[STATED GOAL] Collect every line of the records below that contains the word "page".

[SUPPLIED MATERIAL]

============

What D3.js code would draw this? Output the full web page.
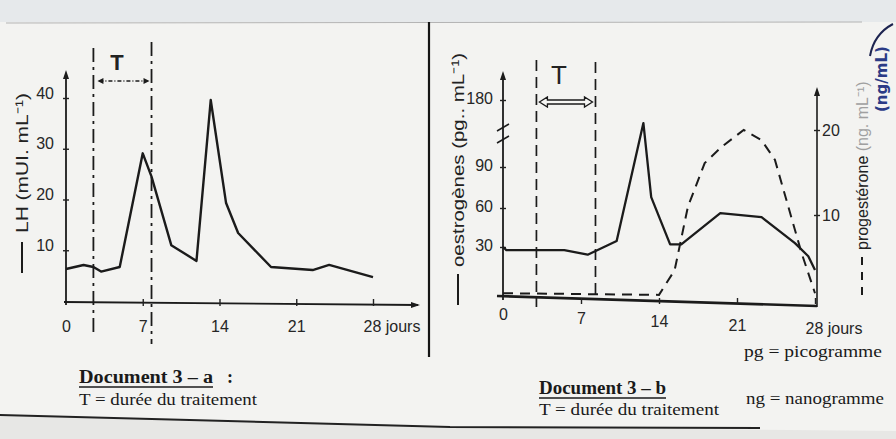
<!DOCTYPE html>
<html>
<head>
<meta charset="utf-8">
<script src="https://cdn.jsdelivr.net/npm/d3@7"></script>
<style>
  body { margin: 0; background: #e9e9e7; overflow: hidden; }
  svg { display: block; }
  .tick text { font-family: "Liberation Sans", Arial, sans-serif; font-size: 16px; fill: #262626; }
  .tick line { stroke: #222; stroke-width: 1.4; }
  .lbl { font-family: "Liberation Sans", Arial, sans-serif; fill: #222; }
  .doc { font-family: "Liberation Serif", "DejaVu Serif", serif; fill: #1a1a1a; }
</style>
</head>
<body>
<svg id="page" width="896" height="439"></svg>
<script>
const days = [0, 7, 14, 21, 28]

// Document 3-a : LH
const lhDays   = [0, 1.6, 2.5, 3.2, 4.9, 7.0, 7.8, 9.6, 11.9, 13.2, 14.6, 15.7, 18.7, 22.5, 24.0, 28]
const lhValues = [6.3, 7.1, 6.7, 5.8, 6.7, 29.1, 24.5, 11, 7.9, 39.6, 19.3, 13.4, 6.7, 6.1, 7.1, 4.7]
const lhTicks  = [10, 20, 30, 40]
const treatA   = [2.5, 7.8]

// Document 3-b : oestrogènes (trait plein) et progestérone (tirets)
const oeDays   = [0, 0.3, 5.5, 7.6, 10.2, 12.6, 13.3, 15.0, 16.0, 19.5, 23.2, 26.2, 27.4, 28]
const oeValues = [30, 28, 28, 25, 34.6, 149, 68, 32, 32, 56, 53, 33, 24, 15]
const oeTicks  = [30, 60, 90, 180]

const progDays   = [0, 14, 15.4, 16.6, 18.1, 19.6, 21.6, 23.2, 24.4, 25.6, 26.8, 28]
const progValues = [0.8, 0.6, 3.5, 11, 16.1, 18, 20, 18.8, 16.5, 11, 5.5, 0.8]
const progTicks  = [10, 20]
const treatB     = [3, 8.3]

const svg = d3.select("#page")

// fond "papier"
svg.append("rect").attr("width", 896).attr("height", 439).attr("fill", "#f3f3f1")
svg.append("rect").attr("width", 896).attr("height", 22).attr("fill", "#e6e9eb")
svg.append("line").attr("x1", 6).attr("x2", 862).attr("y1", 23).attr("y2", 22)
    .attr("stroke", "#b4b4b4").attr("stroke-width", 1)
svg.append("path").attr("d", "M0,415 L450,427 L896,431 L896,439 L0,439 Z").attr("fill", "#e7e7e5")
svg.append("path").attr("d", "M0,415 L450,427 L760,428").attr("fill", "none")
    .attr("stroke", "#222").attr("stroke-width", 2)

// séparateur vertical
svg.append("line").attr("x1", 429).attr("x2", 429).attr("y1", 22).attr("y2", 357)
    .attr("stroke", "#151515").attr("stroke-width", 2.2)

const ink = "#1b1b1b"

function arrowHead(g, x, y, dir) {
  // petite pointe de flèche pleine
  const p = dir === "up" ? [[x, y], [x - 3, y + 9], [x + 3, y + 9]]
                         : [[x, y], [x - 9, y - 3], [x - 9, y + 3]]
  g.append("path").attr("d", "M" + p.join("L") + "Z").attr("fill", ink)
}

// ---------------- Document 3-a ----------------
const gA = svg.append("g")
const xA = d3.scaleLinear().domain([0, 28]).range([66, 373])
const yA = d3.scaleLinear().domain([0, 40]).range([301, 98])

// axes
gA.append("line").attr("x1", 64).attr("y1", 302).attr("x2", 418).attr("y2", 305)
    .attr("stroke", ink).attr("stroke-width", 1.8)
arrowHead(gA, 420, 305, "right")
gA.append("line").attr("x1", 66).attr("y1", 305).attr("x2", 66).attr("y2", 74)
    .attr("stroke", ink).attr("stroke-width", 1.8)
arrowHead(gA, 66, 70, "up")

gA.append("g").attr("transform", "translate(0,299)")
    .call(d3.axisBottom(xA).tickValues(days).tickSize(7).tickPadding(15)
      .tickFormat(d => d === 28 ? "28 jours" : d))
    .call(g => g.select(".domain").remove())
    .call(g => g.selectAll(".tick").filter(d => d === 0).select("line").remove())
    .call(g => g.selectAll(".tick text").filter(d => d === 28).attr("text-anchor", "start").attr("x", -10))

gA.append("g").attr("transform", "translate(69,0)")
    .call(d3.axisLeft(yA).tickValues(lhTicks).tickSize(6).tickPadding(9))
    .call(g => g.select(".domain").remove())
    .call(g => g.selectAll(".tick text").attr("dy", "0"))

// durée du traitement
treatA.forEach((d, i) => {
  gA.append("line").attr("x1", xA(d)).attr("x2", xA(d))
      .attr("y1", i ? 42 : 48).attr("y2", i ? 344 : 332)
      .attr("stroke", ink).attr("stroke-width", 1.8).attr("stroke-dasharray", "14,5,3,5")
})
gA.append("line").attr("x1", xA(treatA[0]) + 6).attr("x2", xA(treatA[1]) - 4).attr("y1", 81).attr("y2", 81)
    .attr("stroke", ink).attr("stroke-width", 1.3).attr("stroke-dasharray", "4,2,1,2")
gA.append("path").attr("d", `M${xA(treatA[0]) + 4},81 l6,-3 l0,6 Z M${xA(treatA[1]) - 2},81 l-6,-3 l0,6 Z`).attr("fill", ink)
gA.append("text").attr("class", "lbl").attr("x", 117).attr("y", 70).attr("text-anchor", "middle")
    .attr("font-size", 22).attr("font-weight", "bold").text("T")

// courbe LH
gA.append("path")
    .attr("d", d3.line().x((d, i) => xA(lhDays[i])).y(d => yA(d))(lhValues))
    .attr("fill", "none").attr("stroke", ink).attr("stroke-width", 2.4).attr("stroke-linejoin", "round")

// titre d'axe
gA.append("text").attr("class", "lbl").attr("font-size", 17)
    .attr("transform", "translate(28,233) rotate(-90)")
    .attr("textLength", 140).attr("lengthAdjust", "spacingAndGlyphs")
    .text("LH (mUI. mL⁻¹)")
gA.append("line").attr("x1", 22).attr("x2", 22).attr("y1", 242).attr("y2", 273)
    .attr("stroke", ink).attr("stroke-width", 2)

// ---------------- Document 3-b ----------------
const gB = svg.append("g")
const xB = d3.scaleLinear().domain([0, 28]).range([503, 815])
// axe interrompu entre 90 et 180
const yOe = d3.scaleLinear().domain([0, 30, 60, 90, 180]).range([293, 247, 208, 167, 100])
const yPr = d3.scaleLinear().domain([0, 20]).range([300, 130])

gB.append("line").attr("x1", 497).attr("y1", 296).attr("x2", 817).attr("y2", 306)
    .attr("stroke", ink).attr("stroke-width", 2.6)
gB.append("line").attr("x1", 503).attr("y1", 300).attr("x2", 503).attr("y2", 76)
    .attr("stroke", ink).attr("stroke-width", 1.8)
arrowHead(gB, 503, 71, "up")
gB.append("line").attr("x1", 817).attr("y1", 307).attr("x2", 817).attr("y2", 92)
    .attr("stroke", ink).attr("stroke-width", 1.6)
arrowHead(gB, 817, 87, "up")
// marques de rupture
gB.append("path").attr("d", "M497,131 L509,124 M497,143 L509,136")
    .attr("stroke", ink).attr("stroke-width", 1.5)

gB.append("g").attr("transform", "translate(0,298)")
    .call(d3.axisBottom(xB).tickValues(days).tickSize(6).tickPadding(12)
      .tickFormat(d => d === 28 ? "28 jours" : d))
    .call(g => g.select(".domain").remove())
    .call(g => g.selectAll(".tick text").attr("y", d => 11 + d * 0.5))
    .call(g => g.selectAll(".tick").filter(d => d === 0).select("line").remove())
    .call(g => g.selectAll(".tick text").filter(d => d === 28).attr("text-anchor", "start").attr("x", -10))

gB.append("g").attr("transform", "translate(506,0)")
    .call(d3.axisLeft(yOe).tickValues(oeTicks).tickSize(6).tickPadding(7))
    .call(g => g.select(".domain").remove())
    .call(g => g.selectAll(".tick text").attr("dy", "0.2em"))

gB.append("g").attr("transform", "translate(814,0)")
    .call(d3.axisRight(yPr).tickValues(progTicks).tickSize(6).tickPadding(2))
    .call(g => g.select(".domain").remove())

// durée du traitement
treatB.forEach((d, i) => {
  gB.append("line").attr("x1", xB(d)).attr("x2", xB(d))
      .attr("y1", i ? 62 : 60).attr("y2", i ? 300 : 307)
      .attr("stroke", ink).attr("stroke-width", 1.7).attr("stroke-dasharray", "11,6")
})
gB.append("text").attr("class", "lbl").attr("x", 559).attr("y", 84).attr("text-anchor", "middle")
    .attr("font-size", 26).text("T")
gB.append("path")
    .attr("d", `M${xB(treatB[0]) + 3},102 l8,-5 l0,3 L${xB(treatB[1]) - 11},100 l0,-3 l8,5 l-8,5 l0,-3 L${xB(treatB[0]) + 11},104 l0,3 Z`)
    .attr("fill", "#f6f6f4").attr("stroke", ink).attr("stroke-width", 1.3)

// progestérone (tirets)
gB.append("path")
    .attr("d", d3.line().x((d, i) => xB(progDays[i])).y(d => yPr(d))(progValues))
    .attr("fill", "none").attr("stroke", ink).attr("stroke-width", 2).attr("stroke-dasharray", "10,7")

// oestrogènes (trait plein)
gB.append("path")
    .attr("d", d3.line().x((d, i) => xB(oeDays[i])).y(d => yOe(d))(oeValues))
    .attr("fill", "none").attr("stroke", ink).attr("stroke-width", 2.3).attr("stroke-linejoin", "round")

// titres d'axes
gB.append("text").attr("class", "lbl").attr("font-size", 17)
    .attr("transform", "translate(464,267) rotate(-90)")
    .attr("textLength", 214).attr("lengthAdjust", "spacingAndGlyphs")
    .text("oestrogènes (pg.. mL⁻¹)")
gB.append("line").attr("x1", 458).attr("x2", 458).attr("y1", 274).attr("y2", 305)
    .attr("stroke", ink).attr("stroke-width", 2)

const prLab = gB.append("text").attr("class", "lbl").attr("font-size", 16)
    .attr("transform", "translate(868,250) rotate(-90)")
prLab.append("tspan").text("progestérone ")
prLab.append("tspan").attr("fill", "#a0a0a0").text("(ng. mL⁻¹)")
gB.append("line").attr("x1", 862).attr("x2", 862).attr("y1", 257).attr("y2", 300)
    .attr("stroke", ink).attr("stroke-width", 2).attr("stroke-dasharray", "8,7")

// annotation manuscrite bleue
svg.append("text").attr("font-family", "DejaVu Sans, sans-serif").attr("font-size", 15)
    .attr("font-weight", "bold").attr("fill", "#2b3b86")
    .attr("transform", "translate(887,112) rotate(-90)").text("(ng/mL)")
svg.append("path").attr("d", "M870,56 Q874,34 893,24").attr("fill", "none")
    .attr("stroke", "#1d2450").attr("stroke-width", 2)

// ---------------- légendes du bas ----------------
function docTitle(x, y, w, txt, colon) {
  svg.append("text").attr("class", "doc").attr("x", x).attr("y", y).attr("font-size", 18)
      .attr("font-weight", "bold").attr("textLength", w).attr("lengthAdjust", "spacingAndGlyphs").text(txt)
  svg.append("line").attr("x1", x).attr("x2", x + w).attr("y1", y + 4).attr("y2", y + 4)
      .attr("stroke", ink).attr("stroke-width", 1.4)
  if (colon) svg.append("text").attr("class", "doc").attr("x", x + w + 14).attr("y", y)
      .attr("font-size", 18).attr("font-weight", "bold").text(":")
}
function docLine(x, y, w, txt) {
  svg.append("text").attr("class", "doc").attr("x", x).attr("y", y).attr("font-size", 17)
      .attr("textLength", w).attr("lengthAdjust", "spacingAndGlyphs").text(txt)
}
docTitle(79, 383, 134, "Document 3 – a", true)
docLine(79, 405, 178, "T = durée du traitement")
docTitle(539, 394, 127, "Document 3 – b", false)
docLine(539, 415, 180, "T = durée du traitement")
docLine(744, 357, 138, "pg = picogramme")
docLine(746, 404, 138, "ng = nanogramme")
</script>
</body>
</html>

============

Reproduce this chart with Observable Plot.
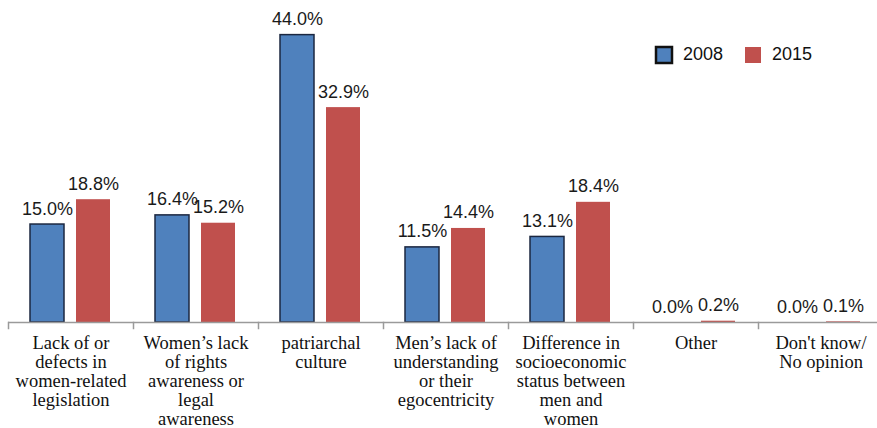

============

[EXPECTED ANSWER]
What D3.js code would draw this? Output the full web page.
<svg id="page" width="896" height="439"></svg>
const svg = d3.select("#page")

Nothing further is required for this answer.